PROBLEM TO SOLVE: Repeat each entry exactly and drop the pictures.

[Code that draws figures]

-- Begin --

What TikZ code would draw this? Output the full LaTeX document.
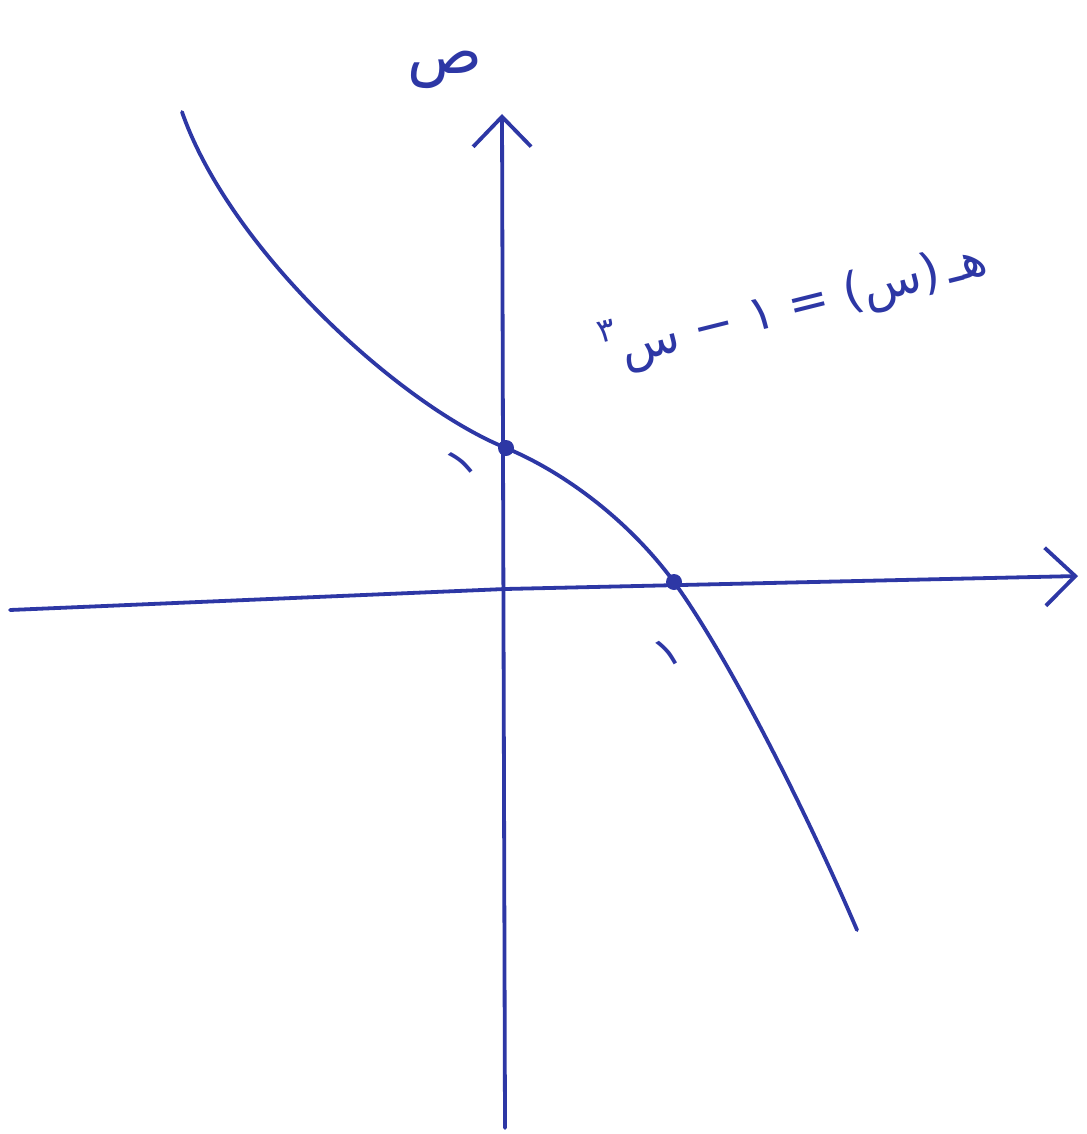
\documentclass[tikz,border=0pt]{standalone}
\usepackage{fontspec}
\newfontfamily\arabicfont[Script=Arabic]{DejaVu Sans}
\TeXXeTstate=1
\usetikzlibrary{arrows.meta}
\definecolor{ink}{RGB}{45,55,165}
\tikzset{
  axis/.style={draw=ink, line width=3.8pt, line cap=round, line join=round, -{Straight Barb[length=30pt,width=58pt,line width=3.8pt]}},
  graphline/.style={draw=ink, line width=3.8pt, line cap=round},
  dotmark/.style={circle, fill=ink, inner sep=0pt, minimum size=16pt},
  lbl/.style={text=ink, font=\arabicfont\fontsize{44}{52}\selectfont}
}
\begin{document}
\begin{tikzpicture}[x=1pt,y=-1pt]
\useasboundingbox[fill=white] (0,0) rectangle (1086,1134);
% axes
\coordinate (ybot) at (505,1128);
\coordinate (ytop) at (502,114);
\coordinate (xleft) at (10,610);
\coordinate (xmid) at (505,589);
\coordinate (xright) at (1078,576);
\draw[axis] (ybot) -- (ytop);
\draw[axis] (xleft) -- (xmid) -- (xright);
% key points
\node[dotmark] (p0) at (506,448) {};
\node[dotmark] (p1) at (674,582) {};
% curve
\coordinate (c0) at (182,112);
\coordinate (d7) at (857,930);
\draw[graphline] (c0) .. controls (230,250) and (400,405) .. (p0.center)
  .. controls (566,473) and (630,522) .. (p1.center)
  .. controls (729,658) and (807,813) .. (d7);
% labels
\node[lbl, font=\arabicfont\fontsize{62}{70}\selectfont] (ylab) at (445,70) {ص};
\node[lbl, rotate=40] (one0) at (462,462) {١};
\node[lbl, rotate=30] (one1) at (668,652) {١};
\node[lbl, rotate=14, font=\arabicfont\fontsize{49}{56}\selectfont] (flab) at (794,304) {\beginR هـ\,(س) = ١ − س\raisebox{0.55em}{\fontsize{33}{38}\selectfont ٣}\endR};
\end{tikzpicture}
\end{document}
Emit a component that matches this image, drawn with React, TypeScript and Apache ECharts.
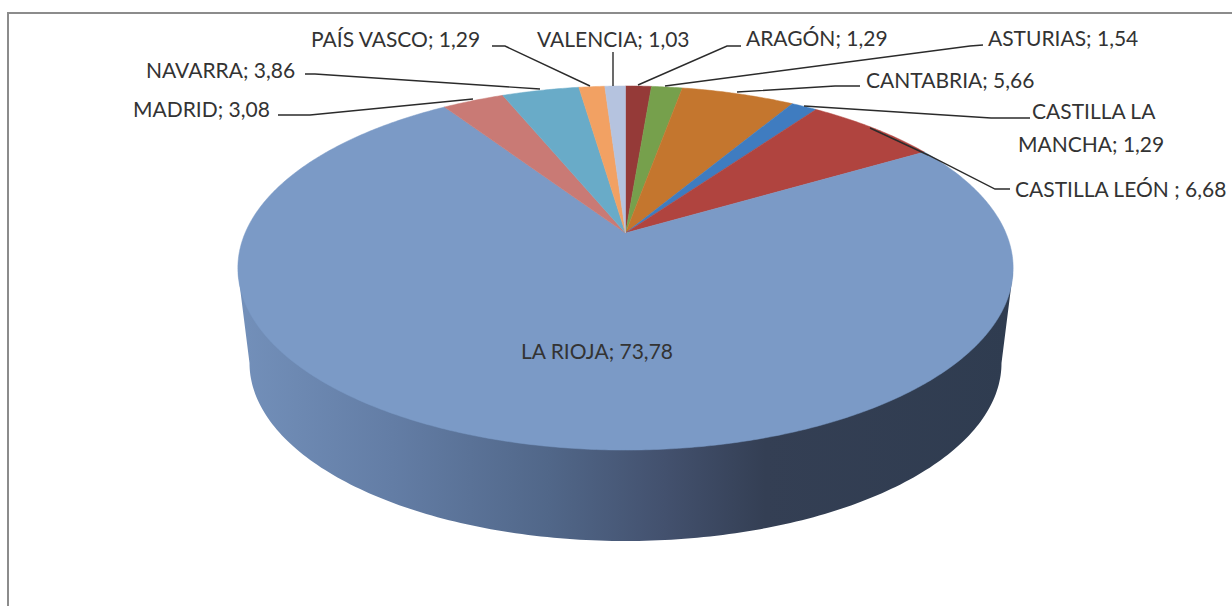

-- End --

FINISHED ANSWER:
What TikZ code would draw this? Output the full LaTeX document.
\documentclass[tikz,border=0pt]{standalone}
\usepackage{fontspec}
\newfontfamily\arabicfont[Script=Arabic]{DejaVu Sans}
\TeXXeTstate=1
\usetikzlibrary{arrows.meta}
\definecolor{ink}{RGB}{45,55,165}
\tikzset{
  axis/.style={draw=ink, line width=3.8pt, line cap=round, line join=round, -{Straight Barb[length=30pt,width=58pt,line width=3.8pt]}},
  graphline/.style={draw=ink, line width=3.8pt, line cap=round},
  dotmark/.style={circle, fill=ink, inner sep=0pt, minimum size=16pt},
  lbl/.style={text=ink, font=\arabicfont\fontsize{44}{52}\selectfont}
}
\begin{document}
\begin{tikzpicture}[x=1pt,y=-1pt]
\useasboundingbox[fill=white] (0,0) rectangle (1086,1134);
% axes
\coordinate (ybot) at (505,1128);
\coordinate (ytop) at (502,114);
\coordinate (xleft) at (10,610);
\coordinate (xmid) at (505,589);
\coordinate (xright) at (1078,576);
\draw[axis] (ybot) -- (ytop);
\draw[axis] (xleft) -- (xmid) -- (xright);
% key points
\node[dotmark] (p0) at (506,448) {};
\node[dotmark] (p1) at (674,582) {};
% curve
\coordinate (c0) at (182,112);
\coordinate (d7) at (857,930);
\draw[graphline] (c0) .. controls (230,250) and (400,405) .. (p0.center)
  .. controls (566,473) and (630,522) .. (p1.center)
  .. controls (729,658) and (807,813) .. (d7);
% labels
\node[lbl, font=\arabicfont\fontsize{62}{70}\selectfont] (ylab) at (445,70) {ص};
\node[lbl, rotate=40] (one0) at (462,462) {١};
\node[lbl, rotate=30] (one1) at (668,652) {١};
\node[lbl, rotate=14, font=\arabicfont\fontsize{49}{56}\selectfont] (flab) at (794,304) {\beginR هـ\,(س) = ١ − س\raisebox{0.55em}{\fontsize{33}{38}\selectfont ٣}\endR};
\end{tikzpicture}
\end{document}
Emit a component that matches this image, drawn with React, TypeScript and Apache ECharts.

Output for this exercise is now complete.